◆ **GIVEN TASK**: Write out all lines holding the word "this".

◆ **PROVIDED RECORDS**:

********

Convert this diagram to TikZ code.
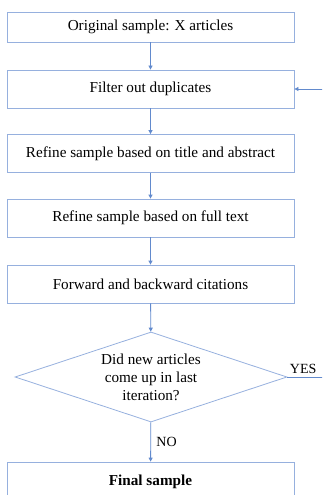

********

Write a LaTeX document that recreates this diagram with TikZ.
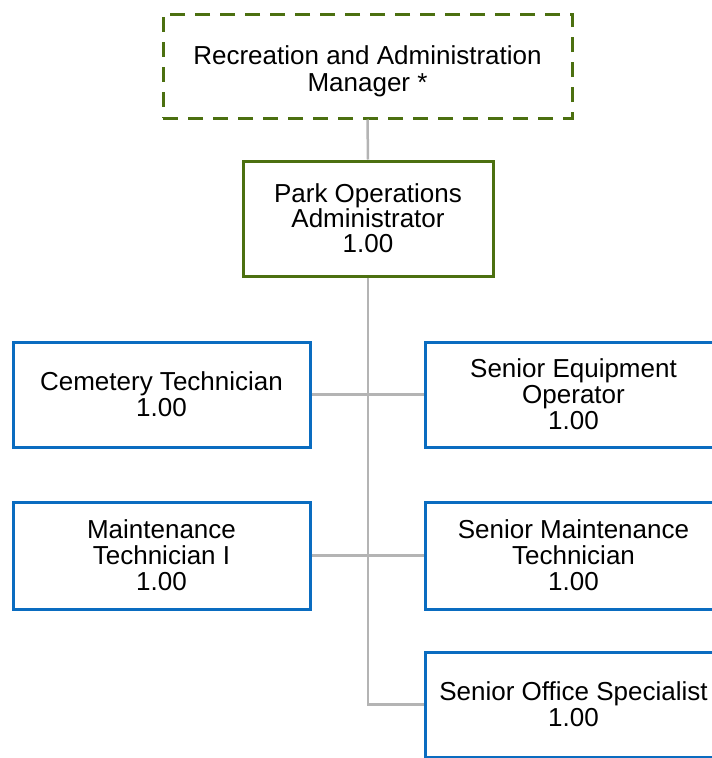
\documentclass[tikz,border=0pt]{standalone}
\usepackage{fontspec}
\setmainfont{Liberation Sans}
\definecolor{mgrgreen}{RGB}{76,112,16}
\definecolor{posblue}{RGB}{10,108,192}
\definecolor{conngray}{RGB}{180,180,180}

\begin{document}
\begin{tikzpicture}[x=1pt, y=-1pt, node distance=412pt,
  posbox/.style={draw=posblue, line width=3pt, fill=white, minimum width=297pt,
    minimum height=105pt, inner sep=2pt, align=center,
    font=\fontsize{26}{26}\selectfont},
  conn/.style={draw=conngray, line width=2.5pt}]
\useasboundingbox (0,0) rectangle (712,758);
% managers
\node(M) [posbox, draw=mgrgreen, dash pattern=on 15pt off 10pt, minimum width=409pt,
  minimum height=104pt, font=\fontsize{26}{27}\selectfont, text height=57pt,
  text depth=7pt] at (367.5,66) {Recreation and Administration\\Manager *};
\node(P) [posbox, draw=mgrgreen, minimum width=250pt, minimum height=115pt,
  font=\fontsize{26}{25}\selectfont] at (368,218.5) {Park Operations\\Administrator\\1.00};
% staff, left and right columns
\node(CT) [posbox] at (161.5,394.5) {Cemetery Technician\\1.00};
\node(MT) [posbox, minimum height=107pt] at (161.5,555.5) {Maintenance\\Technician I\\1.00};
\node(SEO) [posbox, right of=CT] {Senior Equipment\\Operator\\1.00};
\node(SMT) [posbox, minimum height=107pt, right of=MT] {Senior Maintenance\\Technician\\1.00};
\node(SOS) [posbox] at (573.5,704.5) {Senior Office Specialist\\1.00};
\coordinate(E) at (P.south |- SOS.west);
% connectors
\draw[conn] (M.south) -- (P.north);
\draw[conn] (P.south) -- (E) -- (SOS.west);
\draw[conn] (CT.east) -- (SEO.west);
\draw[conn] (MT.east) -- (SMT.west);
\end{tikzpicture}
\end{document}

********

◆ **ANSWER FOR THE TASK**:
Convert this diagram to TikZ code.
Write a LaTeX document that recreates this diagram with TikZ.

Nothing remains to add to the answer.